= Walter Thiele =

German inventor (born 1921)

Walter Thiele (born 16 February 1921) is a German inventor. He is credited with over 1600 inventions. He became a millionaire with his invention of the Lachsack ("Laugh in a Bag").

==Life and career==
In the mid-1960s, the Wienerwald restaurant chain had artificial parrots developed for advertising, which croaked "today the kitchen stays cold, we go to the Wienerwald". The inventor of this parrot was Walter Thiele, who had inserted a battery-powered miniature record player in the parrot. Soon, however, Wienerwald boss Friedrich Jahn did not like the parrots and rejected them.

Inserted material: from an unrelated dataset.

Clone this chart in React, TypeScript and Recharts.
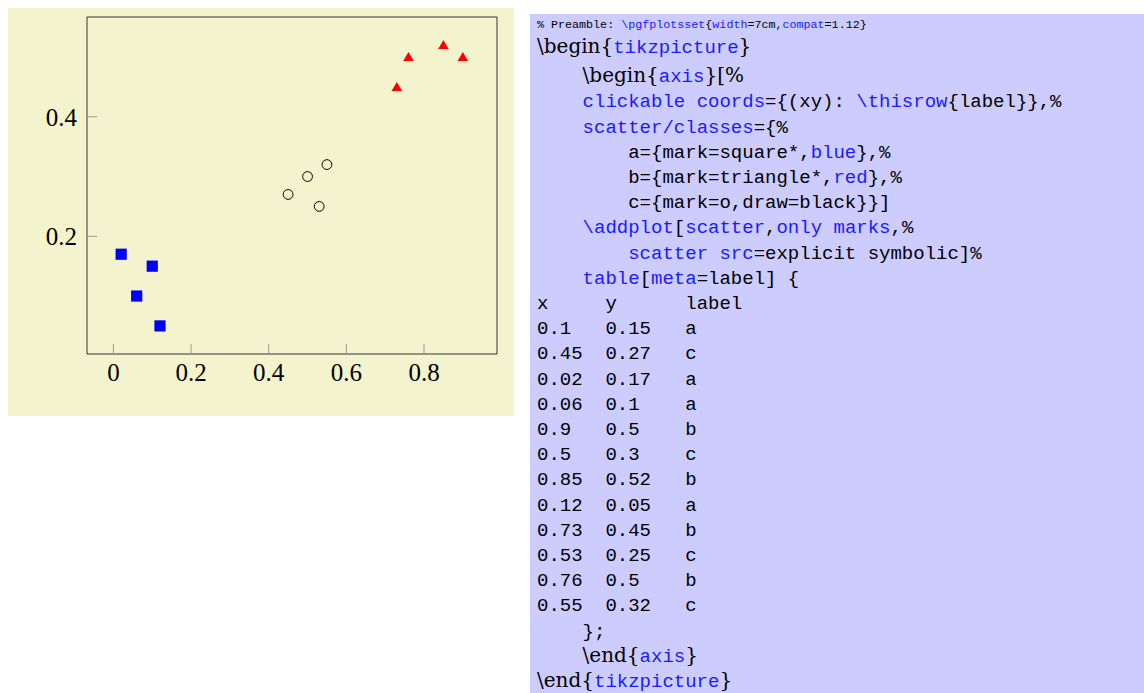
import React from 'react';
import { ScatterChart, Scatter, XAxis, YAxis } from 'recharts';

// table from the listing (x, y, class label)
const xValues = [0.1, 0.45, 0.02, 0.06, 0.9, 0.5, 0.85, 0.12, 0.73, 0.53, 0.76, 0.55];
const yValues = [0.15, 0.27, 0.17, 0.1, 0.5, 0.3, 0.52, 0.05, 0.45, 0.25, 0.5, 0.32];
const labels = ['a', 'c', 'a', 'a', 'b', 'c', 'b', 'a', 'b', 'c', 'b', 'c'];

const xTicks = [0, 0.2, 0.4, 0.6, 0.8];
const yTicks = [0.2, 0.4];
const xDomain = [-0.068, 0.988];
const yDomain = [0.003, 0.567];

const points = xValues.map((x, i) => ({ x, y: yValues[i], label: labels[i] }));
const classA = points.filter((p) => p.label === 'a');
const classB = points.filter((p) => p.label === 'b');
const classC = points.filter((p) => p.label === 'c');

const BLUE = '#1a1aff';
const MONO = '"Liberation Mono", monospace';
const ROMAN = '"DejaVu Serif", serif';

const SquareMark = (props: any) => (
  <rect x={props.cx - 5.6} y={props.cy - 5.6} width={11.2} height={11.2} fill="#0000ff" />
);
const TriangleMark = (props: any) => {
  const { cx, cy } = props;
  return <polygon points={`${cx},${cy - 5} ${cx + 5.3},${cy + 4} ${cx - 5.3},${cy + 4}`} fill="#ff0000" />;
};
const CircleMark = (props: any) => (
  <circle cx={props.cx} cy={props.cy} r={4.9} fill="none" stroke="#000" strokeWidth={1} />
);

type Seg = [string, 'k' | 'b' | 'r'];

const pad = (n: number) => ' '.repeat(n);
const tableRows: Seg[][] = points.map((p) => [
  [String(p.x).padEnd(6) + String(p.y).padEnd(7) + p.label, 'k'],
]);

const codeLines: Seg[][] = [
  [['\\begin{', 'r'], ['tikzpicture', 'b'], ['}', 'r']],
  [[pad(4), 'k'], ['\\begin{', 'r'], ['axis', 'b'], ['}[%', 'r']],
  [[pad(4), 'k'], ['clickable coords', 'b'], ['={(xy): ', 'k'], ['\\thisrow', 'b'], ['{label}},%', 'k']],
  [[pad(4), 'k'], ['scatter/classes', 'b'], ['={%', 'k']],
  [[pad(8) + 'a={mark=square*,', 'k'], ['blue', 'b'], ['},%', 'k']],
  [[pad(8) + 'b={mark=triangle*,', 'k'], ['red', 'b'], ['},%', 'k']],
  [[pad(8) + 'c={mark=o,draw=black}}]', 'k']],
  [[pad(4), 'k'], ['\\addplot', 'b'], ['[', 'k'], ['scatter', 'b'], [',', 'k'], ['only marks', 'b'], [',%', 'k']],
  [[pad(8), 'k'], ['scatter src', 'b'], ['=explicit symbolic]%', 'k']],
  [[pad(4), 'k'], ['table', 'b'], ['[', 'k'], ['meta', 'b'], ['=label] {', 'k']],
  [['x     y      label', 'k']],
  ...tableRows,
  [[pad(4) + '};', 'k']],
  [[pad(4), 'k'], ['\\end{', 'r'], ['axis', 'b'], ['}', 'r']],
  [['\\end{', 'r'], ['tikzpicture', 'b'], ['}', 'r']],
];

function renderSeg(seg: Seg, i: number) {
  const [text, kind] = seg;
  if (kind === 'r') {
    return (
      <span key={i} style={{ fontFamily: ROMAN, fontSize: 20, lineHeight: '15px', color: '#000' }}>
        {text}
      </span>
    );
  }
  return (
    <span key={i} style={{ color: kind === 'b' ? BLUE : '#000' }}>
      {text}
    </span>
  );
}

function CodePanel() {
  // baselines in page pixels
  const baselineOf = (i: number) => (i === 0 ? 54 : 82.7 + (i - 1) * 25.2);
  return (
    <div
      style={{
        position: 'absolute',
        left: 530,
        top: 14,
        width: 614,
        height: 679,
        background: '#ccccff',
        overflow: 'hidden',
      }}
    >
      <div
        style={{
          position: 'absolute',
          left: 7,
          top: 6,
          fontFamily: MONO,
          fontSize: 11.7,
          lineHeight: '11.7px',
          whiteSpace: 'pre',
          color: '#000',
        }}
      >
        <span>% Preamble: </span>
        <span style={{ color: BLUE }}>\pgfplotsset</span>
        <span>{'{'}</span>
        <span style={{ color: BLUE }}>width</span>
        <span>=7cm,</span>
        <span style={{ color: BLUE }}>compat</span>
        <span>{'=1.12}'}</span>
      </div>
      {codeLines.map((line, i) => (
        <div
          key={i}
          style={{
            position: 'absolute',
            left: 7,
            top: baselineOf(i) - 14.6 - 14,
            fontFamily: MONO,
            fontSize: 19,
            lineHeight: '19px',
            whiteSpace: 'pre',
            color: '#000',
          }}
        >
          {line.map(renderSeg)}
        </div>
      ))}
    </div>
  );
}

function ChartPanel() {
  const tickFont = { fill: '#000', fontSize: 25, fontFamily: '"Liberation Serif", serif' };
  const frame = '#333';
  const tickStroke = { stroke: '#999' };
  return (
    <div style={{ position: 'absolute', left: 8, top: 8, width: 506, height: 408, background: '#f3f4ce' }}>
      <ScatterChart width={506} height={408} margin={{ top: 8, right: 16, bottom: 61, left: 78 }}>
        <XAxis
          xAxisId="bottom"
          type="number"
          dataKey="x"
          domain={xDomain}
          allowDataOverflow
          ticks={xTicks}
          interval={0}
          height={1}
          stroke={frame}
          tickSize={-10}
          tickMargin={19}
          tickLine={tickStroke}
          tick={tickFont}
        />
        <XAxis
          xAxisId="top"
          orientation="top"
          type="number"
          dataKey="x"
          domain={xDomain}
          allowDataOverflow
          ticks={xTicks}
          interval={0}
          height={1}
          stroke={frame}
          tickSize={-10}
          tickLine={tickStroke}
          tick={false}
        />
        <YAxis
          yAxisId="left"
          type="number"
          dataKey="y"
          domain={yDomain}
          allowDataOverflow
          ticks={yTicks}
          interval={0}
          width={1}
          stroke={frame}
          tickSize={-10}
          tickMargin={20}
          tickLine={tickStroke}
          tick={tickFont}
        />
        <YAxis
          yAxisId="right"
          orientation="right"
          type="number"
          dataKey="y"
          domain={yDomain}
          allowDataOverflow
          ticks={yTicks}
          interval={0}
          width={1}
          stroke={frame}
          tickSize={-10}
          tickLine={tickStroke}
          tick={false}
        />
        <Scatter xAxisId="bottom" yAxisId="left" data={classA} shape={SquareMark} isAnimationActive={false} />
        <Scatter xAxisId="bottom" yAxisId="left" data={classB} shape={TriangleMark} isAnimationActive={false} />
        <Scatter xAxisId="bottom" yAxisId="left" data={classC} shape={CircleMark} isAnimationActive={false} />
      </ScatterChart>
    </div>
  );
}

export default function App() {
  return (
    <div style={{ position: 'absolute', left: 0, top: 0, width: 1144, height: 693, background: '#fff' }}>
      <ChartPanel />
      <CodePanel />
    </div>
  );
}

Thiele's attempts to offer his parrots at inventor's fairs also failed. When nobody at the 1968 Brussels Inventors' Fair was interested he tore open the parrot in frustration and put the record player in an old sock with a record of laughter. The people suddenly found that funny. In order to perfect this thing, which he called a "lachsock", Thiele organised a contest to invited people to have their laugh recorded, in order to find the most suitable laugh for his invention. The winner was a tax official from Nuremberg, and his laughter was featured on the small record that was played inside the laughsack. He was offered either an immediate payment of 1000 marks or 10 pfennigs a bag sold. The official preferred a sure thing and took the lump sum. Initially, the idea did not catch on in Germany. The inventor had to make a detour through foreign countries and applied for a patent in Japan. Therefore the Lachsack only came on the market in Germany a few years later. More than 120 million Lachsacks have been sold since 1968. Later Thiele invented the "Berlin Air in a Can". For 2500 euros he sold the rights for the "PannenRoller" (a substitute for a spare tire).

At age 75, he publicly and globally announced he was seeking a man who would, in the event of his death, marry his 46 years younger wife and share in his fortune.